Two weeks ago I coincidentally attended three different personal branding sessions within 5 days. It just happened to be scheduled this way and I thought it wouldn’t hurt to look at the topic from different perspectives. So let me start by giving credit to the experts that spoke at these lecture and networking events: Actor, speaker, and trainer David Mann, consultant Chuck Bolton, and connection consultant and branding expert Kathleen Crandall shared their thoughts and wisdom and triggered me to look at personal branding from multiple perspectives. They provided their audiences with engaging and lively presentations containing questions and exercises to help formulate your personal brand.
I will share what I took away from these sessions in the form of questions for you to consider. Some of the questions overlap, but stating a question in a different way can trigger different thoughts and ideas. The answers to these questions can lead to your specific personal branding statement, starting with a twitter-size opening statement. To this opening statement you add about two minutes including a story and your promise. The two minutes is a guideline, of course, but remember that people lose their focus quicker than any of us want to admit, and during speed-networking sessions or large gatherings, two minutes is probably all you have to leave the best possible impression, reflecting your expertise, your values, how you stand out, and what you deliver and promise. The questions:
1. Which are your five most important values that you live and work by?- What do you stand for?
2. Why are you in this role?
- Convey who you are, clear and swift
3. What happens because of you?
- Referring to results, changes, growth and the like
4. What is a good story that puts it all together and brings to live what you accomplish with your products/services?
- Stories elicit emotions, speak to the imagination, draw attention, and thereby make it easier for people to remember you.
5. In addition to the use of stories, how can you best grab attention?
6. What do you want your clients to experience?

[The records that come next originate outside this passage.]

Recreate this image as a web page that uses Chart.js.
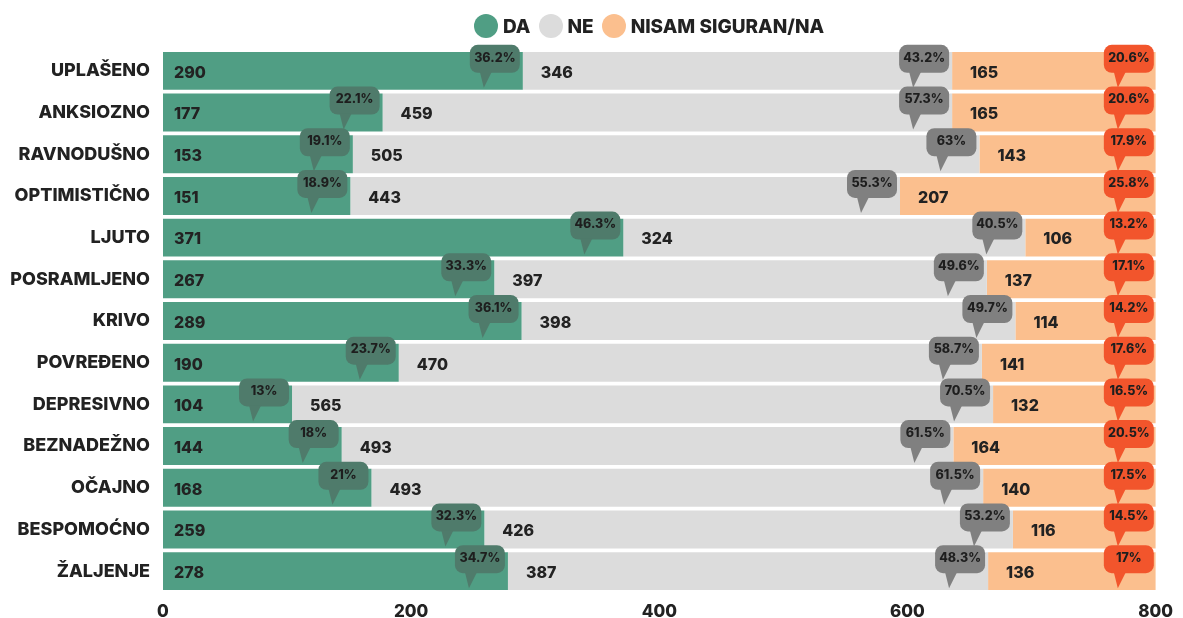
<!DOCTYPE html>
<html>
<head>
<meta charset="utf-8">
<script src="https://cdn.jsdelivr.net/npm/chart.js@4"></script>
<style>
    html, body { margin: 0; padding: 0; background: #fff; }
    #wrap { width: 1183px; height: 618px; position: relative; }
    #legend { position: absolute; left: 474px; top: 14px; display: flex; align-items: center;
        font: 800 19px Inter, "Open Sans", sans-serif; color: #222; }
    #legend .item { display: flex; align-items: center; margin-right: 8px; }
    #legend .dot { width: 24px; height: 24px; border-radius: 50%; margin-right: 5px; }
</style>
</head>
<body>
<div id="wrap">
    <canvas id="chart"></canvas>
    <div id="legend"></div>
</div>
<script>
// Data
const categories = ['UPLAŠENO', 'ANKSIOZNO', 'RAVNODUŠNO', 'OPTIMISTIČNO', 'LJUTO', 'POSRAMLJENO', 'KRIVO',
    'POVREĐENO', 'DEPRESIVNO', 'BEZNADEŽNO', 'OČAJNO', 'BESPOMOĆNO', 'ŽALJENJE'];
const seriesNames = ['DA', 'NE', 'NISAM SIGURAN/NA'];
const daValues = [290, 177, 153, 151, 371, 267, 289, 190, 104, 144, 168, 259, 278];
const neValues = [346, 459, 505, 443, 324, 397, 398, 470, 565, 493, 493, 426, 387];
const naValues = [165, 165, 143, 207, 106, 137, 114, 141, 132, 164, 140, 116, 136];
const daPercent = ['36.2%', '22.1%', '19.1%', '18.9%', '46.3%', '33.3%', '36.1%', '23.7%', '13%', '18%', '21%', '32.3%', '34.7%'];
const nePercent = ['43.2%', '57.3%', '63%', '55.3%', '40.5%', '49.6%', '49.7%', '58.7%', '70.5%', '61.5%', '61.5%', '53.2%', '48.3%'];
const naPercent = ['20.6%', '20.6%', '17.9%', '25.8%', '13.2%', '17.1%', '14.2%', '17.6%', '16.5%', '20.5%', '17.5%', '14.5%', '17%'];
const xTicks = [0, 200, 400, 600, 800];

const barColors = ['#509e84', '#dcdcdc', '#fbbf8e'];
const bubbleColors = ['#4f7b6b', '#808080', '#f2552c'];
const percentSets = [daPercent, nePercent, naPercent];
const FONT = 'Inter, "Open Sans", sans-serif';

// Legend
document.getElementById('legend').innerHTML = seriesNames.map((name, i) =>
    `<div class="item"><span class="dot" style="background:${barColors[i]}"></span>${name}</div>`
).join('');

// Draws value labels at segment start and speech bubbles at segment end
const bubblePlugin = {
    id: 'bubbles',
    afterDatasetsDraw(chart) {
        const ctx = chart.ctx;
        ctx.save();
        // value labels
        chart.data.datasets.forEach((ds, i) => {
            const meta = chart.getDatasetMeta(i);
            meta.data.forEach((bar, j) => {
                const offset = i === 0 ? 11 : 18;
                ctx.fillStyle = '#222';
                ctx.font = '800 16px ' + FONT;
                ctx.textAlign = 'left';
                ctx.textBaseline = 'middle';
                ctx.fillText(ds.data[j], bar.base + offset, bar.y + 2);
            });
        });
        // bubbles
        chart.data.datasets.forEach((ds, i) => {
            const meta = chart.getDatasetMeta(i);
            meta.data.forEach((bar, j) => {
                const w = 50, h = 28;
                const right = bar.x - 3;
                const left = right - w;
                const top = bar.y - 26;
                const tailX = left + 16;
                ctx.fillStyle = bubbleColors[i];
                ctx.beginPath();
                ctx.roundRect(left, top, w, h, 8);
                ctx.fill();
                ctx.beginPath();
                ctx.moveTo(tailX - 6, top + h - 1);
                ctx.lineTo(tailX + 6, top + h - 1);
                ctx.lineTo(tailX - 2, bar.y + 17);
                ctx.closePath();
                ctx.fill();
                ctx.fillStyle = '#1e1e1e';
                ctx.font = '800 12.5px ' + FONT;
                ctx.textAlign = 'center';
                ctx.textBaseline = 'middle';
                ctx.fillText(percentSets[i][j], left + w / 2, top + h / 2 - 1);
            });
        });
        ctx.restore();
    }
};

new Chart(document.getElementById('chart'), {
    type: 'bar',
    data: {
        labels: categories,
        datasets: [daValues, neValues, naValues].map((vals, i) => ({
            label: seriesNames[i],
            data: vals,
            backgroundColor: barColors[i],
            borderWidth: 0,
            barPercentage: 0.91,
            categoryPercentage: 1
        }))
    },
    options: {
        indexAxis: 'y',
        responsive: true,
        maintainAspectRatio: false,
        animation: false,
        layout: { padding: { top: 50, right: 20, bottom: 0, left: 0 } },
        plugins: {
            legend: { display: false },
            tooltip: { enabled: false }
        },
        scales: {
            x: {
                stacked: true,
                min: 0,
                max: 800,
                afterBuildTicks: s => { s.ticks = xTicks.map(v => ({ value: v })); },
                afterFit: s => { s.height = 26; },
                grid: { display: false, drawTicks: false },
                border: { display: false },
                ticks: {
                    color: '#222',
                    padding: 10,
                    font: { family: FONT, size: 17, weight: '800' }
                }
            },
            y: {
                stacked: true,
                afterFit: s => { s.width = 163; },
                grid: { display: false, drawTicks: false },
                border: { display: false },
                ticks: {
                    color: '#222',
                    padding: 13,
                    font: { family: FONT, size: 18, weight: '800' }
                }
            }
        }
    },
    plugins: [bubblePlugin]
});
</script>
</body>
</html>
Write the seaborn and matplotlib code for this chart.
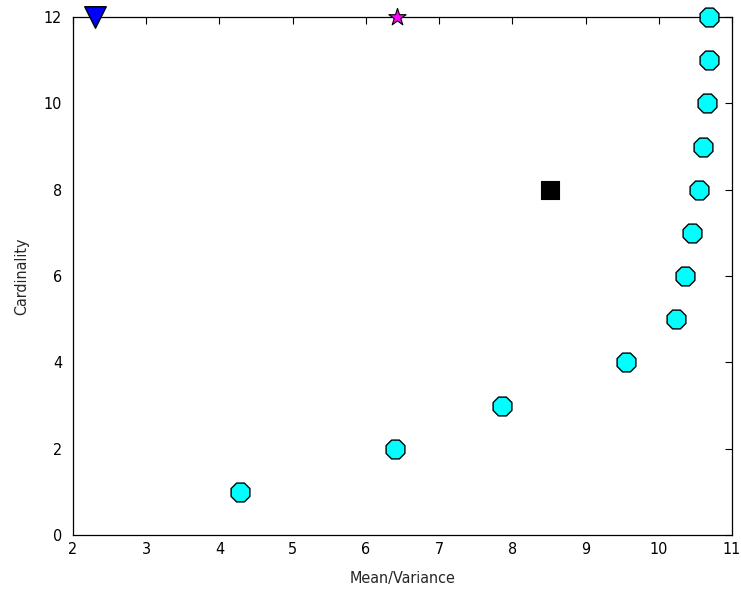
import matplotlib
matplotlib.use("Agg")
import matplotlib.pyplot as plt
import seaborn as sns
import pandas as pd

# Frontier of the cardinality-constrained portfolios
mean_var = [4.28, 6.40, 7.86, 9.55, 10.24, 10.36, 10.46, 10.55, 10.61, 10.66, 10.69, 10.69]
cardinality = [1, 2, 3, 4, 5, 6, 7, 8, 9, 10, 11, 12]

# Individual reference portfolios
square_x, square_y = [8.52], [8]
triangle_x, triangle_y = [2.30], [12]
star_x, star_y = [6.43], [12]

x_ticks = [2, 3, 4, 5, 6, 7, 8, 9, 10, 11]
y_ticks = [0, 2, 4, 6, 8, 10, 12]

sns.set_style("white")
plt.rcParams["font.family"] = ["DejaVu Sans"]
plt.rcParams["font.stretch"] = "condensed"

fig = plt.figure(figsize=(7.41, 5.93), dpi=100)
ax = fig.add_axes([73 / 741, 58 / 593, 659 / 741, 518 / 593])

df = pd.DataFrame({"Mean/Variance": mean_var, "Cardinality": cardinality})
sns.scatterplot(data=df, x="Mean/Variance", y="Cardinality", ax=ax,
                marker="8", s=215, color="#00ffff", edgecolor="black",
                linewidth=1.0, clip_on=False, zorder=3)
sns.scatterplot(x=square_x, y=square_y, ax=ax, marker="s", s=150,
                color="black", edgecolor="black", linewidth=0.8,
                clip_on=False, zorder=3)
sns.scatterplot(x=triangle_x, y=triangle_y, ax=ax, marker="v", s=240,
                color="#0000ff", edgecolor="black", linewidth=1.0,
                clip_on=False, zorder=3)
sns.scatterplot(x=star_x, y=star_y, ax=ax, marker="*", s=170,
                color="#ff00ff", edgecolor="black", linewidth=0.8,
                clip_on=False, zorder=3)

ax.set_xlim(2, 11)
ax.set_ylim(0, 12)
ax.set_xticks(x_ticks)
ax.set_yticks(y_ticks)
ax.set_xticklabels([str(t) for t in x_ticks])
ax.set_yticklabels([str(t) for t in y_ticks])
ax.tick_params(direction="in", length=5, width=0.8, top=True, right=True,
               labelsize=11.5, colors="black")
ax.tick_params(axis="x", pad=5)
ax.tick_params(axis="y", pad=8)
for side in ax.spines.values():
    side.set_visible(True)
    side.set_color("black")
    side.set_linewidth(0.9)

ax.set_xlabel("Mean/Variance", fontsize=11.5, labelpad=10)
ax.set_ylabel("Cardinality", fontsize=11.5, labelpad=10)

fig.savefig("out.png", dpi=100, facecolor="white")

- How can you move from what you do to what your client will see and experience?
7. Whereto do you lead and how do you lead?
8. What results and behaviors do your stakeholders need from you?
9. How well do you walk your talk and how can you improve this?
10. Are your head (beliefs and strategy), heart (values and emotions), and hands (delivery, execution) collaborating towards the same purpose?
Your Personal Branding Text will be based on the answers to above questions and contain:
- A brief, twitter–size opening statement that communicates the core and catches attention.- The desired experience: “I want you / your organization to benefit from … in such and such a way.”
- The brief story
- Your brand promise: “The promise (in terms of results and service) I deliver upon is … and I accomplish this through …”
You can cross check your statement by confirming that the three elements that Schawbel describes are present:
1. Value Proposition: What do you stand for?
2. Differentiation: What makes you stand out?
3. Marketability: What makes you compelling?
Some last reminders:
Speak plainly, make it personal, know that images speak louder than facts, know that it is your body that’s really telling your story, know that voice says more than words, and practice, rehearse, and revise this statement and let people who know you provide you with feedback.